Dimitrija Čupovski
Dimitrija Čupovski was a Macedonian poet, writer, journalist and lexicographer. He is considered а prominent organizer and affirmer of Macedonian national thought.
Biography
Dimitrija Čupovski was born on November 8, 1878, in the village of Papradište in the Ottoman Empire. He was born after the murder of his father, studying in his native village and Kruševo. He then attended the evening school of the Lozars in Sofia in 1892 and the evening school of St. Sava in Belgrade from 1892 to 1895. In 1893, the student society Vardar was founded in Belgrade, of which he was a member, where he first began to develop his Macedonist ideas. After returning to Ottoman Macedonia, he worked as a teacher in his native village from 1895 to 1896. He continued his education at the theological seminaries in Novgorod and Simferopol from 1897 to 1900, and at Saint Petersburg State University.Čupovski was one of the founders of the Macedonian Scientific and Literary Society, established in Saint Petersburg on October 28, 1902, and served as its president from 1903 to 1917, after Dijamandija Mišajkov. In 1905, Čupovski tried to organize for the first time a pan-Macedonian conference in Veles, where he was expelled by a local chief of IMRO Ivan Naumov, and was threatened with death for promoting Macedonian autonomy free from Bulgarian influence. Macedonian historian Blaže Ristovski wrote that it happened because of the intrigues of the local Bulgarian Metropolitan bishop and the activity of the Macedonian Bulgarian revolutionary Hristo Shaldev, who then described Čupovski as a Serbian agent.

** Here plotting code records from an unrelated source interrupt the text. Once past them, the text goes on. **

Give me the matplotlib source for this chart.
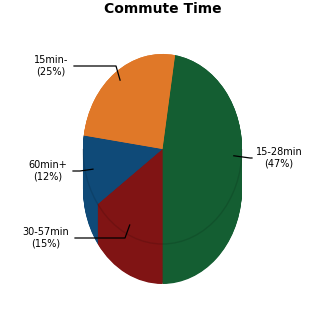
import numpy as np
import matplotlib
matplotlib.use("Agg")
import matplotlib.pyplot as plt
from matplotlib.patches import Arc

# data (clockwise from the top)
labels = ["15-28min", "30-57min", "60min+", "15min-"]
percents = [47, 15, 12, 25]
colors = ["#145e32", "#801414", "#0f4a78", "#e07828"]

# label text centres in pixels (x, y from top), connector elbows and line ends
text_px = [(279, 158), (46, 238), (48, 171), (51, 66)]
elbow_px = [(250, 158), (125, 238), (80, 171), (116, 66)]
end_x_px = [252, 75, 73, 74]

W = H = 325
rx, ry = 79.5, 95.0          # pixel radii of the top ellipse
cx, cy = 162.5, 149.0        # pixel centre
depth = 40 / ry              # extrusion in data units


def px(x, y):
    return (x - cx) / rx, (cy - y) / ry


fig = plt.figure(figsize=(3.25, 3.25), dpi=100)
ax = fig.add_axes([0, 0, 1, 1])

total = float(sum(percents))
start = -90 + 360 * percents[0] / total

# side walls: stack the pie downwards, then the top face
for dz in np.linspace(-depth, 0, 60):
    ax.pie(percents, colors=colors, startangle=start, counterclock=False,
           center=(0, dz), radius=1, wedgeprops=dict(linewidth=0))
ax.pie(percents, colors=colors, startangle=start, counterclock=False,
       center=(0, 0), radius=1, wedgeprops=dict(linewidth=0))
ax.add_patch(Arc((0, 0), 2, 2, theta1=180, theta2=360,
                 color="black", alpha=0.12, lw=1))

ax.set_aspect("auto")
ax.set_xlim(-cx / rx, (W - cx) / rx)
ax.set_ylim(-(H - cy) / ry, cy / ry)
ax.axis("off")

# labels with connector lines
angle = start
for lab, p, tp, ep, lx in zip(labels, percents, text_px, elbow_px, end_x_px):
    span = 360 * p / total
    mid = np.radians(angle - span / 2)
    angle -= span
    ax_, ay_ = 0.9 * np.cos(mid), 0.9 * np.sin(mid)
    ex, ey = px(*ep)
    lxd = px(lx, 0)[0]
    tx, ty = px(*tp)
    ax.plot([ax_, ex, lxd], [ay_, ey, ey], color="black", lw=0.9)
    ax.text(tx, ty, f"{lab}\n({p}%)", ha="center", va="center",
            fontsize=7, linespacing=1.15)

fig.text(0.5, 1 - 9 / H, "Commute Time", ha="center", va="center",
         fontsize=10, fontweight="bold")

fig.savefig("out.png", dpi=100)
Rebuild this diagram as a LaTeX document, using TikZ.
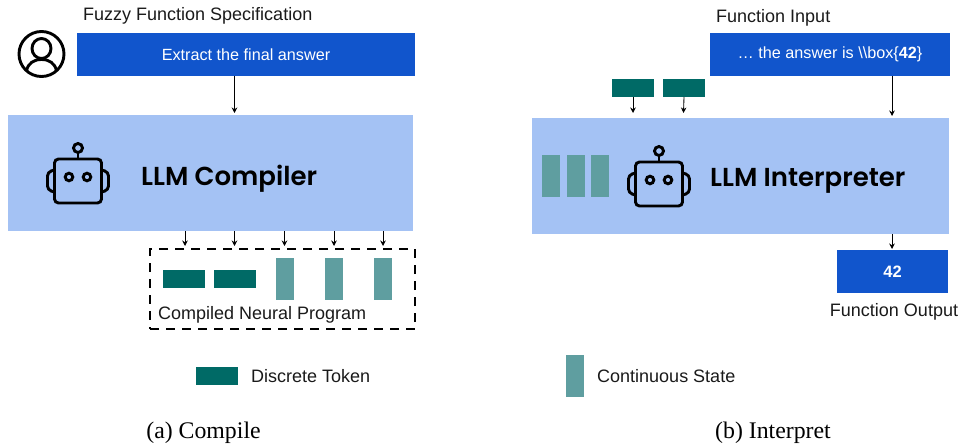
\documentclass[tikz,border=0pt]{standalone}
\usepackage{fontspec}
\setmainfont{Liberation Sans}
\newfontfamily\capfont{Liberation Serif}
\newfontfamily\titlefont[BoldFont={Poppins SemiBold}]{Poppins}
\usetikzlibrary{arrows.meta,calc}
\definecolor{bluedark}{HTML}{1155CC}
\definecolor{bluelight}{HTML}{A4C2F4}
\definecolor{tokcol}{HTML}{006A66}
\definecolor{statecol}{HTML}{5F9EA0}
\definecolor{txtcol}{HTML}{1A1A1A}
\tikzset{
  x=1pt,y=-1pt,
  bx/.style={anchor=north west,inner sep=0pt,outer sep=0pt,draw=none},
  inbox/.style={bx,fill=bluedark,text=white,font=\fontsize{16.2}{18}\selectfont},
  llmbox/.style={bx,fill=bluelight},
  tokbox/.style={bx,fill=tokcol,minimum width=42pt,minimum height=18pt},
  statebox/.style={bx,fill=statecol,minimum width=18pt,minimum height=42pt},
  lbl/.style={inner sep=0pt,text=txtcol,font=\fontsize{18}{20}\selectfont},
  captext/.style={inner sep=0pt,text=black,font=\capfont\fontsize{23.8}{26}\selectfont},
  llmtitle/.style={inner sep=0pt,text=black,font=\titlefont\bfseries\fontsize{26}{30}\selectfont},
  arr/.style={draw=black,line width=0.85pt,-{Stealth[length=5.5pt,width=5.5pt]}},
  robot/.pic={
    \draw[line width=2.9pt,rounded corners=4pt] (-23.5,-22) rectangle (23.5,22);
    \draw[line width=2.9pt] (0,-22) -- (0,-28.5);
    \draw[line width=2.9pt] (0,-33) circle[radius=4.5];
    \draw[line width=2.9pt] (-9,-4) circle[radius=3.8];
    \draw[line width=2.9pt] (9,-4) circle[radius=3.8];
    \draw[line width=2.9pt,rounded corners=4pt] (-23.5,-11) -- (-30.5,-9) -- (-30.5,9) -- (-23.5,11);
    \draw[line width=2.9pt,rounded corners=4pt] (23.5,-11) -- (30.5,-9) -- (30.5,9) -- (23.5,11);
  }
}
\begin{document}
\begin{tikzpicture}
\useasboundingbox (0,0) rectangle (961,444);
% compile
\node[lbl,anchor=west] (fuzzylabel) at (83,16) {Fuzzy Function Specification};
\node[inbox,minimum width=338pt,minimum height=43pt] (fuzzy) at (77,33) {Extract the final answer};
\node[llmbox,minimum width=405pt,minimum height=116pt] (compiler) at (8,115) {};
\node[llmtitle,anchor=west] (compilertitle) at (141,179) {LLM Compiler};
\pic at (78,181) {robot};
% user icon
\draw[line width=2.9pt] (41.5,54) circle[radius=22.5];
\draw[line width=2.9pt] (41.5,48.5) ellipse[x radius=9.5,y radius=10];
\draw[line width=2.9pt] (26.5,71) .. controls (28,63) and (34,59.5) .. (41.5,59.5) .. controls (49,59.5) and (55,63) .. (56.5,71);
\node[bx,minimum width=265pt,minimum height=80pt,draw=black,line width=2.6pt,dash pattern=on 9pt off 7pt] (prog) at (150,249) {};
\node[tokbox] (pa) at (163,270) {};
\node[tokbox] (pb) at (214,270) {};
\node[statebox] (pc) at (276,258) {};
\node[statebox] (pd) at (325,258) {};
\node[statebox] (pe) at (374,258) {};
\node[lbl,anchor=west] (proglabel) at (158,314.5) {Compiled Neural Program};
\coordinate (fz) at (234.5,113);
\draw[arr] (fz |- fuzzy.south) -- (fz);
\foreach \n/\xx in {a/185,b/234.5,c/284.5,d/334,e/383}{
  \coordinate (end\n) at (\xx,246);
  \draw[arr] (end\n |- compiler.south) -- (end\n);
}
% interpret
\node[lbl,anchor=west] (inputlabel) at (716,18) {Function Input};
\node[inbox,minimum width=240pt,minimum height=43pt] (input) at (710,33) {\dots\ the answer is \textbackslash\textbackslash box\{\textbf{42}\}};
\node[llmbox,minimum width=417pt,minimum height=116pt] (interp) at (532,118) {};
\node[tokbox] (ia) at (612,79) {};
\node[tokbox] (ib) at (663,79) {};
\node[statebox] (sa) at (542,155) {};
\node[statebox] (sb) at (567,155) {};
\node[statebox] (sc) at (591,155) {};
\pic at (659,184) {robot};
\node[llmtitle,anchor=west] (interptitle) at (710,181) {LLM Interpreter};
\node[inbox,minimum width=111pt,minimum height=43pt,font=\bfseries\fontsize{16.5}{18}\selectfont] (output) at (837,250) {42};
\node[lbl] (outlabel) at (894,311.5) {Function Output};
\coordinate (ea) at (633,113);
\coordinate (eb) at (683.5,113);
\coordinate (ec) at (892,116);
\coordinate (ed) at (892,249);
\draw[arr] (ia.south) -- (ea);
\draw[arr] (ib.south) -- (eb);
\draw[arr] (ec |- input.south) -- (ec);
\draw[arr] (ed |- interp.south) -- (ed);
% legend
\node[tokbox] (legtok) at (196,367) {};
\node[lbl,anchor=west] (legtoklabel) at (251,376) {Discrete Token};
\node[statebox] (legstate) at (566,355) {};
\node[lbl,anchor=west] (legstatelabel) at (597,376) {Continuous State};
% captions
\node[captext] (capa) at (203.5,432.5) {(a) Compile};
\node[captext] (capb) at (773,432.5) {(b) Interpret};
\end{tikzpicture}
\end{document}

Shaldev, who lived then in St. Petersburg, described him as a person under the influence of Serbian propaganda and "the main exponent of the theory on Slavomacedonism by Professors Cvijic and Belic." Čupovski was a proponent of the movement known as Macedonism, which appeared in the 19th century, receiving some Serbian governmental support to counter Bulgarian influence in Macedonia, but the movement was marginal and had no impact on the Macedonian population.
In December 1912, he arrived in Skopje where he visited his uncle. Čupovski attempted to convince people in Skopje to send a memorandum to the Russian government for the recognition of the Macedonians as a separate people with a distinct language and to ask for the establishment of an independent Macedonian state, but he was ignored as the notables of the city identified as Bulgarians. His uncle expelled him. He attempted to spread his ideas in Veles next again but failed again. Afterwards, Čupovski left Macedonia and returned to St. Petersburg, where he initiated the sending of a memorandum to the independence of Macedonia on March 1, 1913, to the London Peace Conference, calling for the reunification of the parts of Macedonia annexed by the Balkan monarchies and for the proclamation of a Macedonian state. In the same year, he started publishing the Russian-language newspaper Macedonian Voice, where he wrote articles that emphasized Macedonians' distinctiveness and countered Bulgarian, Greek and Serbian propaganda. He sent another memorandum on June 7, 1913, to the Balkan states. After an unsuccessful attempt to return to Macedonia in 1916, Čupovski formed the Macedonian Revolutionary Committee in 1917 and authored a program for a Balkan Federative Democratic Republic. Following the October Revolution, Čupovski was forced to move with his family, spending five years in Yeysk and frequently travelling to Rostov-on-Don and Ekaterinodar before returning to Petrograd in 1923.
He was detained in 1934‒1935 and authorities revoked his right to vote, on charges of "owning a house" and selling 2/9 of it, while in 1936 they charged him as "the former owner of a bureau". He worked on articles and scientific studies, such as the Macedonian-Russian Dictionary and the study "Macedonia and the Macedonian Question". According to his son, the encyclopedic material and other works of his were destroyed during the siege of Leningrad in 1942. Per historian Alexander Maxwell, Čupovski and Krste Misirkov promoted Macedonian ethnic distinction to encourage reform in the Ottoman Empire. However, their views did not represent popular opinion in Macedonia, nor the consensus of the Macedonian diaspora. Čupovski had barely any influence during his lifetime. He died in Leningrad on October 29, 1940, aged 61. During his burial, he was covered with the flag of the Macedonian Petrograd colony from 1914. His son inscribed "A fighter for the right and freedom of the Macedonian people" on the cross of his grave.